Finding a spot in the back where he could see screens showing sporting results and games, Mr. Rabiega looked carefully at a piece of paper in front of him. “I need to hurry a little,” said the 44-year-old. His shift had just ended, and he actually needed to get home to his wife and child. But there was just enough time to place a few bets on matches for Germany’s top soccer division, the Bundesliga.
The betting shop Topgoal24 in the southwestern Berlin district of Steglitz on this afternoon was bustling. Most of the guests sat for only a few minutes at one of the black tables, filled out their tickets and left again. Mr. Rabiega comes by two to three times per week. He never bets a lot. “It is always just two or three euros,” he said, adding that he mostly bets on soccer matches, just like most of the punters here.
No other sport is as popular among German gamblers: 80 to 90 percent of betting in Europe’s largest economy is made on soccer. Some are showing support for their favorite team by wagering cash, while others are simply looking for a thrill or hoping for the big win.
Unlike in the United States, where sports betting is largely illegal and relegated to online brokers that operate in a legal grey area, sports betting operators are widely tolerated and make good business in Germany. Those actually paying taxes brought in a good €4 billion ($5.2 billion) in revenue in 2013, according to figures from the Finance Ministry. It remains unclear, however, how much sports betting revenue goes unreported to the tax authorities. The Berlin-based consulting firm Goldmedia estimated that income for the sector, including black market betting, topped €6.8 billion ($8.6 billion) in 2012.
Sports betting in Germany is dominated by large chains, which run on a franchise system. They recruit new franchise owners who, for example, operate betting shops across the country and send the wagers on to the main office electronically. Most of the providers have their headquarters abroad, in such places as Malta and Gibraltar. Unlike in Germany, bookmakers in those locations have an easier time getting licenses for sports betting. And they pay less taxes, of course. In Germany, they are operating in a legal gray zone with their franchise betting shops tolerated by the authorities.
“Actually, there should be no private bookmakers here in Germany,” said sports economist Luca Rebeggiani. Officially, only the state-owned Oddset is legally allowed to offer sports betting. Private companies have long had no chance at getting a German license. Only the northern German state of Schleswig-Holstein opted out of the public agreement on gambling in 2012 for one year, enabling it to grant 22 licenses to sports betting firms.

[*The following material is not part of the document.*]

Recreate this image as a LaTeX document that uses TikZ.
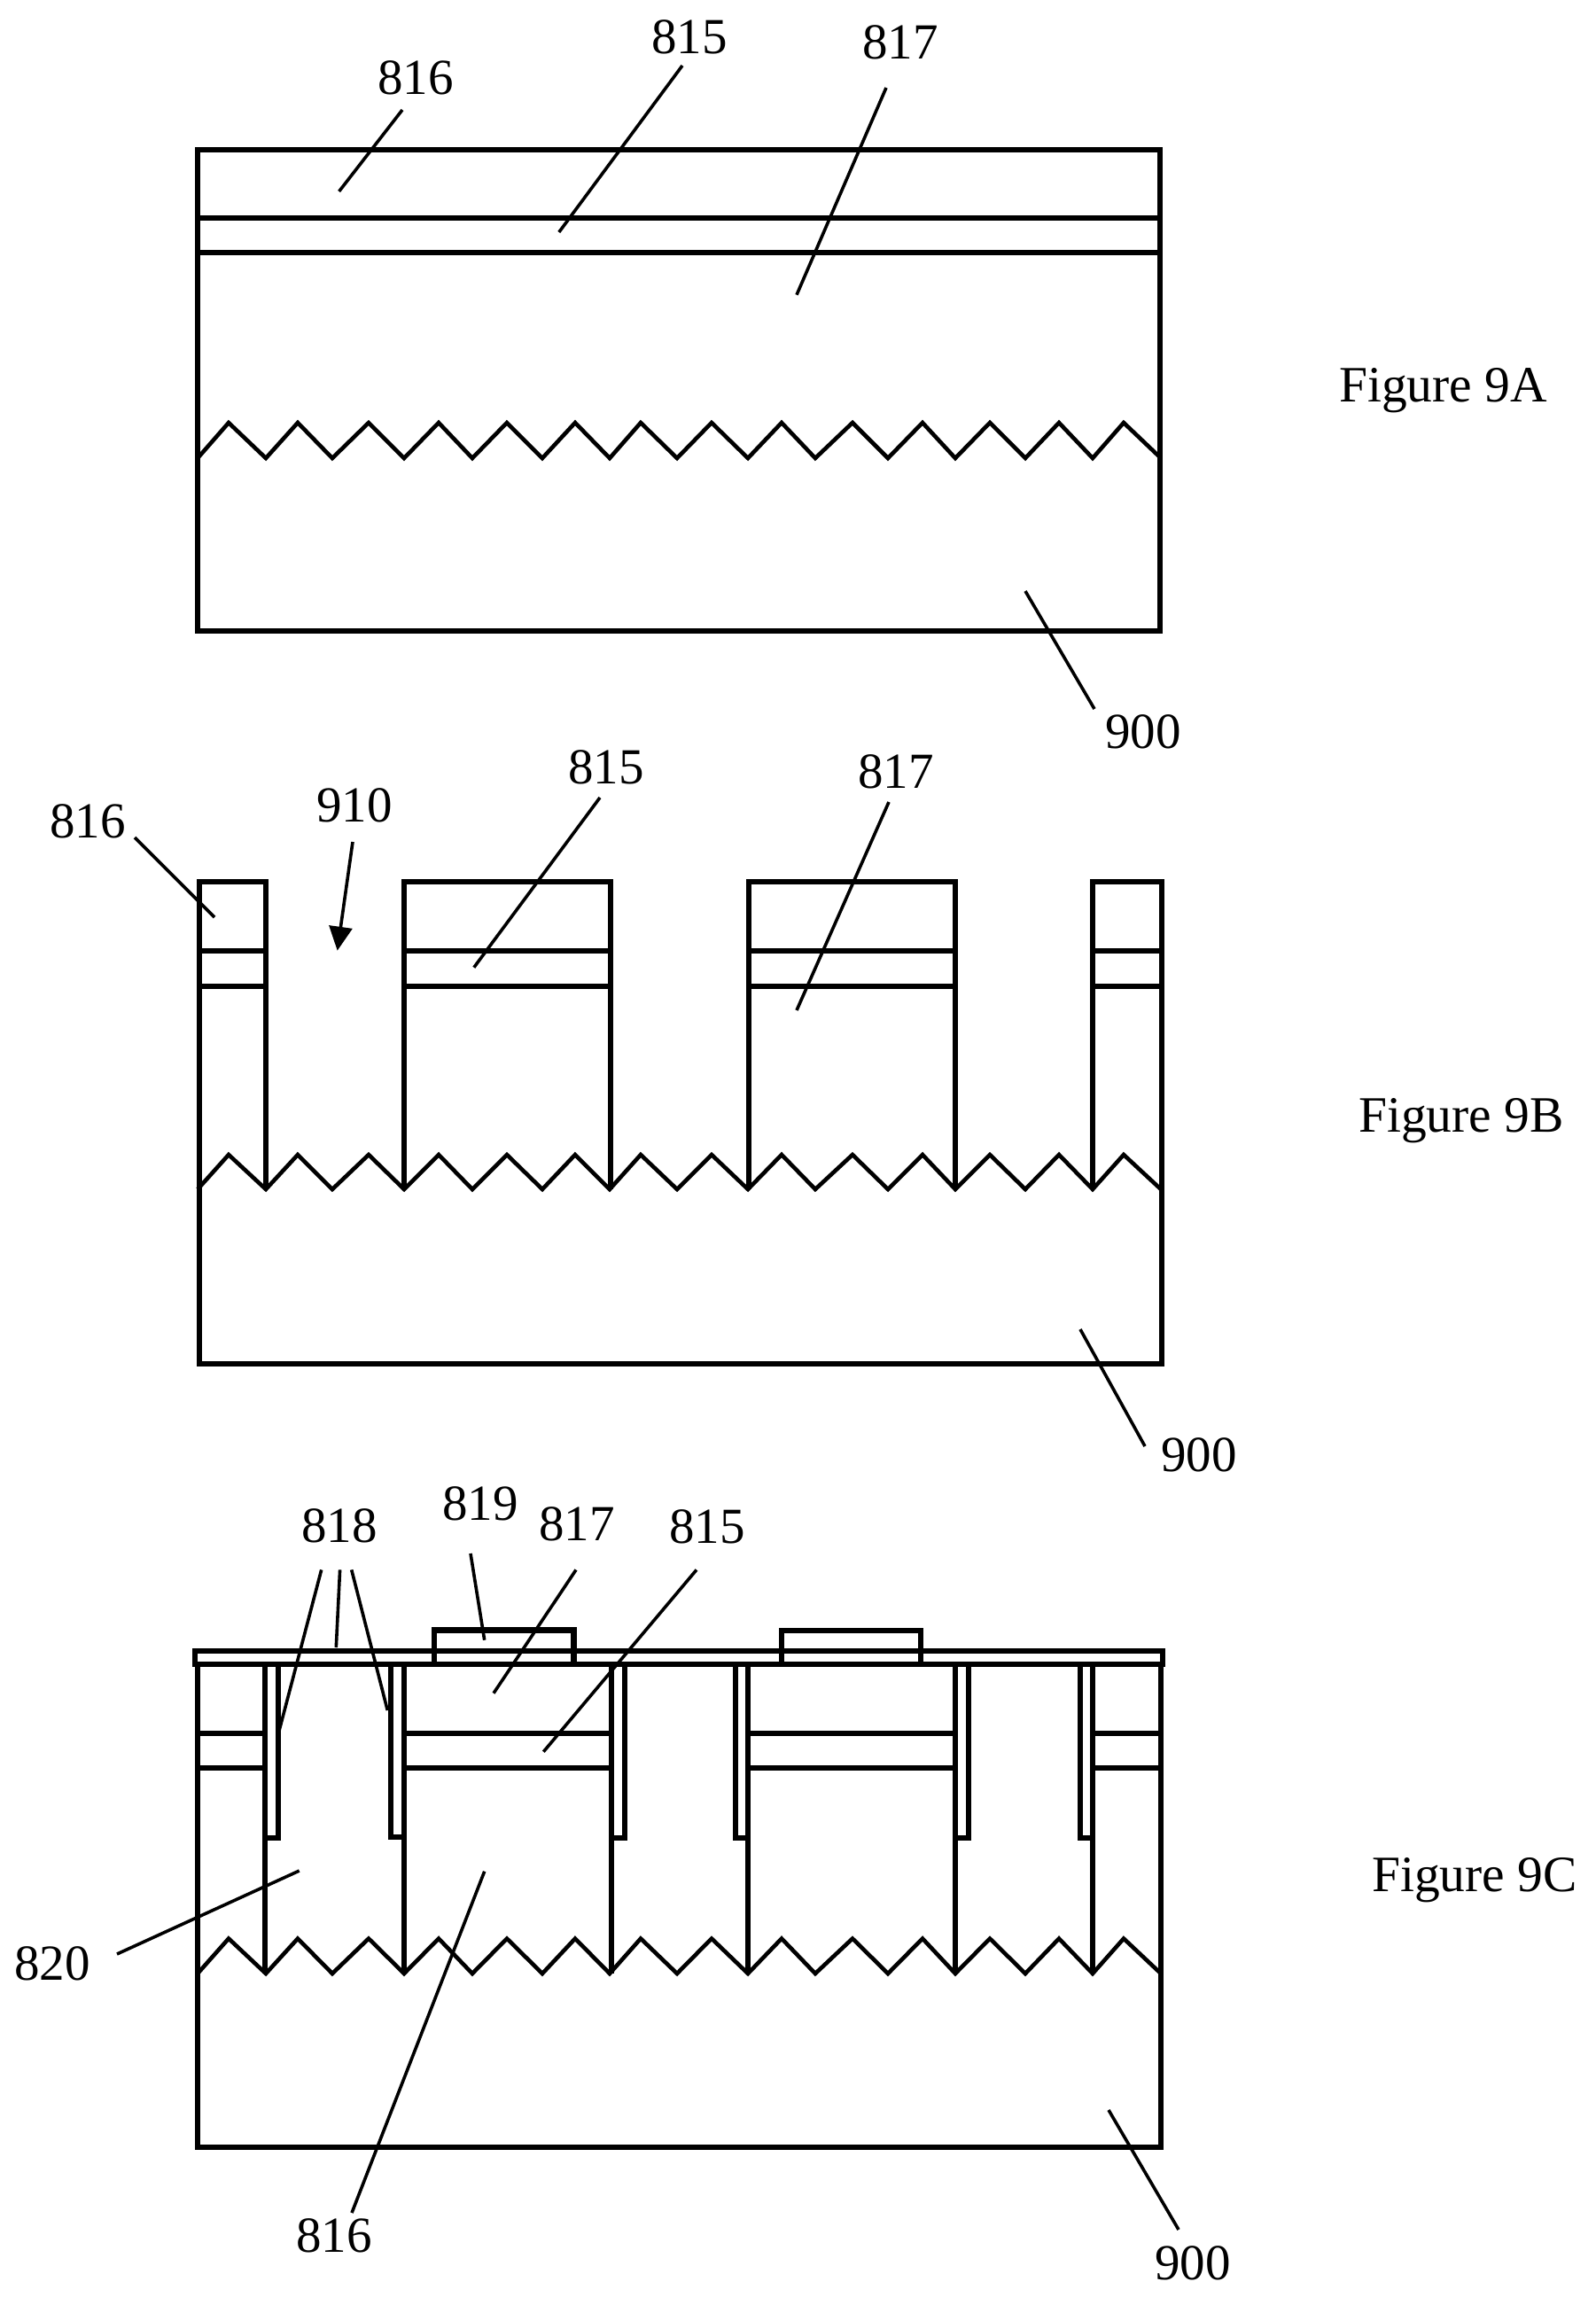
\documentclass[tikz,border=0pt]{standalone}
\usepackage{fontspec}
\setmainfont{Liberation Serif}
\usetikzlibrary{arrows.meta}
\tikzset{
  wall/.style={line width=6pt,line cap=butt,line join=miter},
  band/.style={line width=6.3pt,line join=miter},
  zig/.style={line width=4.6pt,line join=miter},
  leader/.style={line width=3.6pt},
  arrowleader/.style={line width=3.6pt,-{Triangle[length=27pt,width=26pt]},shorten >=0pt},
  lbl/.style={anchor=base,inner sep=0pt,font=\fontsize{57}{60}\selectfont},
  figlbl/.style={anchor=base west,inner sep=0pt,font=\fontsize{57.5}{60}\selectfont}
}
\def\zigpath#1#2{(223,#2)--(258,#1)--(300,#2)--(336,#1)--(375,#2)--(416,#1)--(456,#2)--(495,#1)--(533,#2)--(572,#1)--(612,#2)--(649,#1)--(688,#2)--(723,#1)--(764,#2)--(803,#1)--(844,#2)--(882,#1)--(920,#2)--(962,#1)--(1002,#2)--(1041,#1)--(1078,#2)--(1117,#1)--(1157,#2)--(1195,#1)--(1233,#2)--(1268,#1)--(1310,#2)}
\begin{document}
\begin{tikzpicture}[x=1pt,y=-1pt]
\useasboundingbox (0,0) rectangle (1801,2592);
\fill[white] (0,0) rectangle (1801,2592);

% ---------- Figure 9A ----------
\draw[wall] (223,169) rectangle (1309,712);
\draw[band] (223,246) -- (1309,246);
\draw[band] (223,285) -- (1309,285);
\draw[zig] \zigpath{477}{517};
\node[lbl] (a816) at (469,106) {816};
\node[lbl] (a815) at (778,60) {815};
\node[lbl] (a817) at (1016,66) {817};
\node[lbl] (a900) at (1290,844) {900};
\node[figlbl] (figa) at (1511,453) {Figure 9A};
\coordinate (a816s) at (454,124); \coordinate (a816e) at (382.6,216);
\coordinate (a815s) at (770,74);  \coordinate (a815e) at (630.8,262);
\coordinate (a817s) at (1000,99); \coordinate (a817e) at (899,332.7);
\coordinate (a900s) at (1235,800); \coordinate (a900e) at (1157,667);
\draw[leader] (a816s) -- (a816e);
\draw[leader] (a815s) -- (a815e);
\draw[leader] (a817s) -- (a817e);
\draw[leader] (a900s) -- (a900e);

% ---------- Figure 9B ----------
\draw[wall] (224.5,1342) -- (224.5,1539) -- (1310.5,1539) -- (1310.5,1342);
\draw[wall] (224.5,1342) -- (224.5,995) -- (300,995) -- (300,1342);
\draw[wall] (456,1342) -- (456,995) -- (689,995) -- (689,1342);
\draw[wall] (845,1342) -- (845,995) -- (1078,995) -- (1078,1342);
\draw[wall] (1233,1342) -- (1233,995) -- (1310.5,995) -- (1310.5,1342);
\foreach \yy in {1073,1112.7}{
  \draw[band] (224.5,\yy) -- (300,\yy);
  \draw[band] (456,\yy) -- (689,\yy);
  \draw[band] (845,\yy) -- (1078,\yy);
  \draw[band] (1233,\yy) -- (1310.5,\yy);
}
\draw[zig] \zigpath{1303}{1342};
\node[lbl] (b816) at (99,945) {816};
\node[lbl] (b910) at (400,927) {910};
\node[lbl] (b815) at (684,884) {815};
\node[lbl] (b817) at (1011,889) {817};
\node[lbl] (b900) at (1353,1660) {900};
\node[figlbl] (figb) at (1533,1277) {Figure 9B};
\coordinate (b816s) at (152,945);  \coordinate (b816e) at (242,1035);
\coordinate (b910s) at (398,950);  \coordinate (b910e) at (380.7,1072.7);
\coordinate (b815s) at (677,900);  \coordinate (b815e) at (534.8,1091.7);
\coordinate (b817s) at (1003,905); \coordinate (b817e) at (899,1140);
\coordinate (b900s) at (1292,1632); \coordinate (b900e) at (1219,1500);
\draw[leader] (b816s) -- (b816e);
\draw[arrowleader] (b910s) -- (b910e);
\draw[leader] (b815s) -- (b815e);
\draw[leader] (b817s) -- (b817e);
\draw[leader] (b900s) -- (b900e);

% ---------- Figure 9C ----------
\draw[wall] (223,2227) -- (223,2423) -- (1310,2423) -- (1310,2227);
\draw[wall] (223,1878) -- (223,2227);
\draw[wall] (1310,1878) -- (1310,2227);
% top thin layer
\draw[band] (220,1878) -- (220,1862.7) -- (1312,1862.7) -- (1312,1878) -- cycle;
% 819 blocks
\draw[band] (490,1878) -- (490,1839.5) -- (647.5,1839.5) -- (647.5,1878);
\draw[band] (882,1878) -- (882,1840) -- (1039,1840) -- (1039,1878);
% walls with sidewall liners
\draw[wall] (298.5,2227) -- (298.5,1878);
\draw[wall] (456,2227) -- (456,1878);
\draw[wall] (689.5,2227) -- (689.5,1878);
\draw[wall] (844,2227) -- (844,1878);
\draw[wall] (1078,2227) -- (1078,1878);
\draw[wall] (1233,2227) -- (1233,1878);
\draw[wall] (298.5,2073.5) -- (314,2073.5) -- (314,1878);
\draw[wall] (456,2073) -- (441,2073) -- (441,1878);
\draw[wall] (689.5,2074) -- (704.5,2074) -- (704.5,1878);
\draw[wall] (844,2074) -- (829.5,2074) -- (829.5,1878);
\draw[wall] (1078,2074) -- (1093,2074) -- (1093,1878);
\draw[wall] (1233,2073.5) -- (1219,2073.5) -- (1219,1878);
\foreach \yy in {1956,1995.3}{
  \draw[band] (223,\yy) -- (298.5,\yy);
  \draw[band] (456,\yy) -- (689.5,\yy);
  \draw[band] (844,\yy) -- (1078,\yy);
  \draw[band] (1233,\yy) -- (1310,\yy);
}
\draw[zig] \zigpath{2187.5}{2227};
\node[lbl] (c818) at (383,1740) {818};
\node[lbl] (c819) at (542,1715) {819};
\node[lbl] (c817) at (651,1738) {817};
\node[lbl] (c815) at (798,1741) {815};
\node[lbl] (c820) at (59,2234) {820};
\node[lbl] (c816) at (377,2541) {816};
\node[lbl] (c900) at (1346,2572) {900};
\node[figlbl] (figc) at (1548,2134) {Figure 9C};
\coordinate (c818as) at (362.7,1771.4); \coordinate (c818ae) at (315,1953);
\coordinate (c818bs) at (383.6,1771.4); \coordinate (c818be) at (379.3,1859);
\coordinate (c818cs) at (396.7,1771.4); \coordinate (c818ce) at (437.3,1930);
\coordinate (c819s) at (531,1753);  \coordinate (c819e) at (546.7,1850.7);
\coordinate (c817s) at (650,1771.4); \coordinate (c817e) at (557,1910.7);
\coordinate (c815s) at (786,1771.4); \coordinate (c815e) at (613.3,1976.7);
\coordinate (c820s) at (132,2205);  \coordinate (c820e) at (337.7,2111);
\coordinate (c816s) at (397,2497);  \coordinate (c816e) at (546.7,2111.7);
\coordinate (c900s) at (1330,2516); \coordinate (c900e) at (1251,2381);
\draw[leader] (c818as) -- (c818ae);
\draw[leader] (c818bs) -- (c818be);
\draw[leader] (c818cs) -- (c818ce);
\draw[leader] (c819s) -- (c819e);
\draw[leader] (c817s) -- (c817e);
\draw[leader] (c815s) -- (c815e);
\draw[leader] (c820s) -- (c820e);
\draw[leader] (c816s) -- (c816e);
\draw[leader] (c900s) -- (c900e);
\end{tikzpicture}
\end{document}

The country’s federal states are currently trying to regulate the market — because they are being compelled to do so. The European Court of Justice declared in 2010 that Oddset’s state monopoly is not compatible with European law. The German states therefore decided to grant concessions to 20 private bookmakers for sports betting shops and online portals. But that is taking a while. The state interior ministry in the state of Hesse, which is in charge of the task, has already been working for two years on awarding the concessions. The ministry said a decision would come “by the end of the third quarter, or beginning of the fourth quarter in 2014.”
The problem is that about 100 bookmakers have applied for 20 licenses. “We assume that the providers who go away empty-handed will sue for a license,” said Luka Andric of the Berlin-based German Sports Betting Association. He said it was not comprehensible how only 20 licenses would be awarded, when many more bookmakers meet the criteria. The consequence will likely be years of legal battles.